This holiday season we have been touched with the spirit of Christmas by friends and complete strangers.
Christmas is a little different for us. My son, Johnny, who is almost 6 and on the autism spectrum, doesn’t ask for toys or say what he wants. He lacks communication skills and understanding as to why. We can go to the store and he may look at and touch a couple things but never says he wants them or tries to take it with him.
I’m sure that sounds amazing to many parents but for me it’s a little sad. He doesn’t understand that those things are to buy and that he could, if allowed, take them home and have them.
It’s the same thing with presents. There is so much to receiving a gift many of us don’t think about. The expectation of the giver, the group of people watching you open, and the loud parties or events that are usually associated with them, are all very overwhelming for Johnny. So much so that it has made gift opening undesirable to him.
This means no asking for gifts on his birthday and no exciting Christmas mornings filled with anticipation. For me there is so much guessing as to what he might actual enjoy, play with, and care about.
This last month an amazing thing happened. Johnny saw a toy on a YouTube video, pointed to it and said “Christmas” I was shocked. The week before I sat with him and his sister making lists. For him I had to name different types of toys and he’d said “yes” or “no” then I would write the yeses down. I wasn’t sure if he understood but this meant he did and was asking for a toy. Amazing!
Of course I immediately went to find the toy and everywhere was sold out. The video we saw it on was a couple years old. My heart sank. I told a few of my friends who have autistic kids. I knew they would understand. Without me even asking they all went to the task of hunting down the toy.
My heart could have burst. They were searching their states and provinces, calling and emailing the company who made it and searching the internet, they were a force.
My sweet friend Amanda from Jackson’s Journey, Jackson’s Voice posted about it on her Facebook page and momma from Canada found a used one online. This amazing mom, Danielle who also has an autistic child, understood the need and reached out to the seller. I cried when I heard it was found.
A couple weeks later and package arrived from Canada. A sense of joy and relief filled me. For the first time ever my son asked for something he wanted for Christmas and is going to get it. The sweet lady, Joanne, who sent it could have asked me for a lot of money and I probably would have paid, but she didn’t. She sent it for free and Danielle covered the shipping.
Joanne wrote the sweetest letter about this amazing “Christmas wish”, and I once again cried.
This may seem like a small and silly toy, and I know we are already so fortunate to be able to have Christmas gifts and be healthy and happy together, but I’m also so glad to see my son becoming more aware. We have worked so hard for him to have a voice. Have his own wants, opinions, and thoughts. I’m so excited he could understand and can now experience some of the same joys other kids his age do.

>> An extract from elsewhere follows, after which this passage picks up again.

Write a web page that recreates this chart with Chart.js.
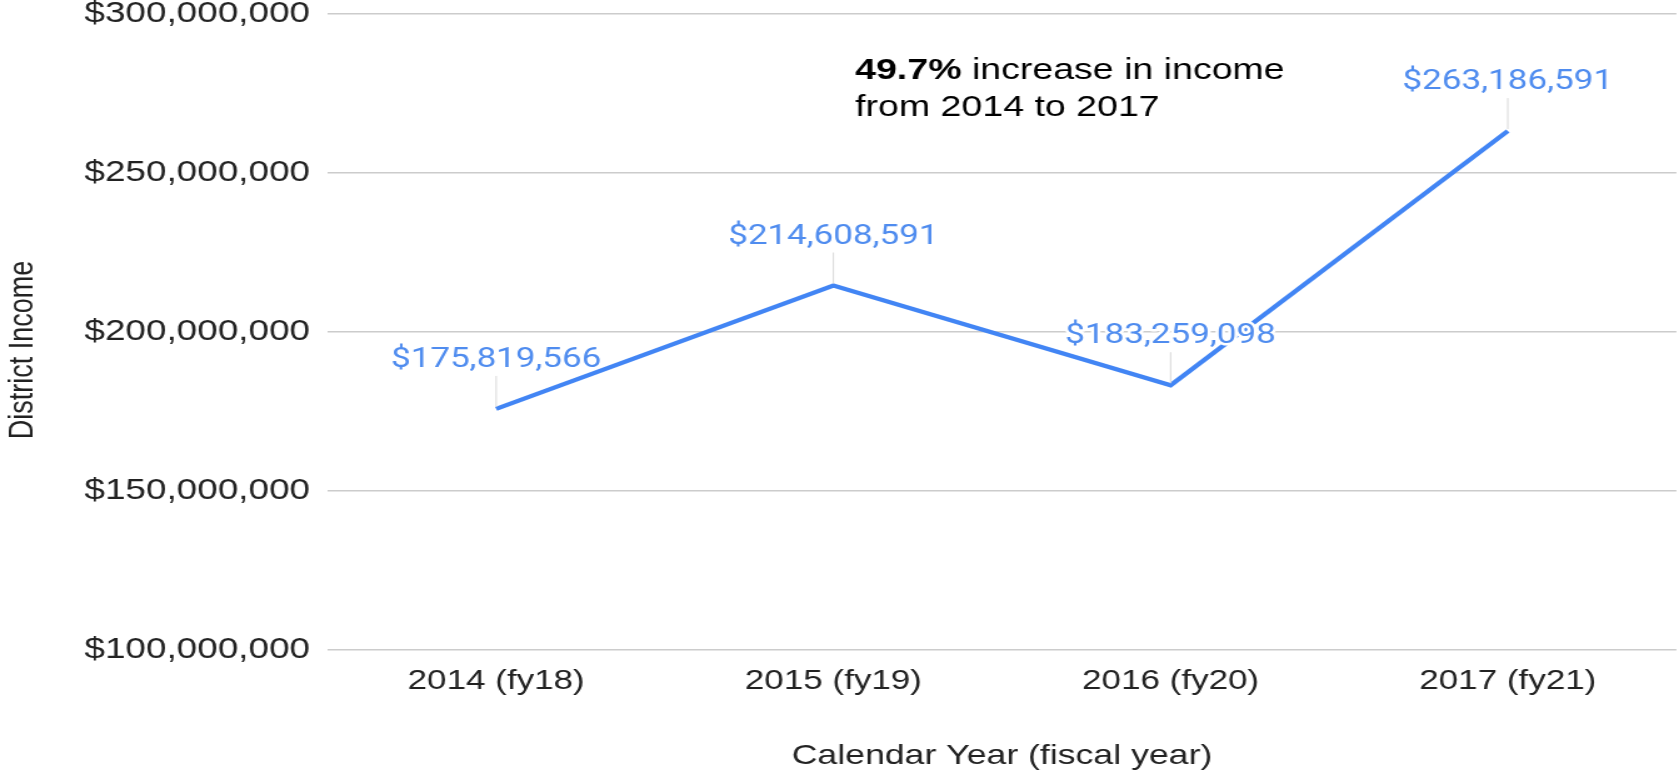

I doubt there will be a big show of it this Christmas. He is a very logic boy. He’s been told you ask for a toy from Santa and it comes. So he asked for it and knows he will find it under the tree Christmas morning. If it wasn’t it would be very hard for him to understand. Actually he wouldn’t understand. This would likely cause a meltdown, weeks of explaining and probably still not understanding. This time it will be there though. He has been and will be disappointed many times in his life, but this time because of sweet angels he won’t.
My heart is full and happy. I can’t wait to watch my son open his gift. I can’t wait to truly explain to him one day the the spirit of giving and how he was touched by it by many people when he was five.